Dr. Ariel Cornett is an Assistant Professor in the Department of Elementary and Special Education at Georgia Southern University. She teaches undergraduate and graduate elementary social studies methods courses. She received her doctorate from the University of Virginia in Curriculum and Instruction with a focus on Social Studies Education in 2020. Prior to pursuing her Ph.D., she taught elementary school (i.e., kindergarten, first, and third grade) for three years in a Virginia public school system. Her research interests focus on the place-based teaching and learning of social studies in elementary classrooms and communities. She has been awarded a number of internal and external grants to support her scholarship. She has presented her work at several peer-reviewed conferences such as the College and University Faculty Assembly (CUFA), National Council for the Social Studies (NCSS), Virginia Council for the Social Studies (VCSS), Georgia Council for the Social Studies (GCSS), and American Educational Research Association (AERA). She has co-authored peer-reviewed publications in the following journals: Social Studies and the Young Learner (SSYL), Journal of Social Studies Research (JSSR), Social Studies Research and Practice (SSRP), American Journal of Education (AJE), The Teacher Educators’ Journal (TTEJ), and School Community Journal (SCJ). She also has two peer-reviewed edited book chapters in Hollywood or History? editions; Hollywood or History?: An Inquiry-Based Strategy for Using Film to Acknowledge Trauma in Social Studies and Hollywood or History?: An Inquiry-Based Strategy for Using Film to Teach World Religions.
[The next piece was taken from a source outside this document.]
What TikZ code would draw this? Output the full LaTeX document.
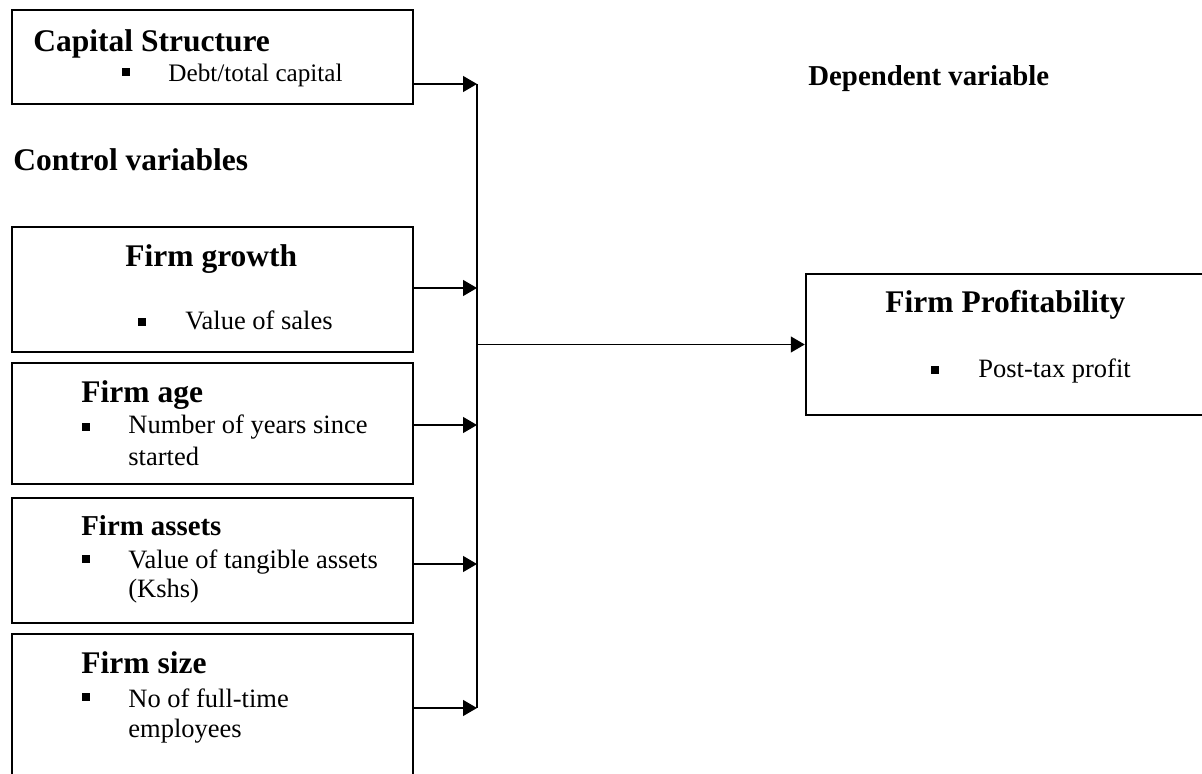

Sarah Blascovich Brown is a teacher and curriculum developer with twenty years’ experience working in formal and informal education settings throughout Georgia. Sarah is passionate about helping students see the value of learning about the past, having been bitten by the history bug as a first grader who was slightly obsessed with ancient Egypt. This love of history took her through a history degree at Tulane, a master’s degree in early childhood education at Wesleyan College, and a professional career that allows her to share fascinating stories from the past. She lives in Lithonia with her husband, three children, and far more books than shelves.
Nicole A. Moore is a public historian and museum educator with over a decade of experience working with educators and students on interpreting and learning from the past with an emphasis on the interpretation of the enslaved at historic sites and museums. Her current role as the Director of Education at the National Center for Civil and Human Rights, where she leads all educational initiatives, allows her to help the K-12 audience explore and learn more about the known and unknown stories of movement making across the globe.
Weonhee was raised in Virginia and now resides with her family in Decatur, GA. As a mother of three public school children and founder of Asian American Voices for Education, she advocates for all Georgia students to know they belong, are valued and empowered in the classroom. She spends her weekends living the travel baseball life or enjoying diverse flavors of Buford Hwy.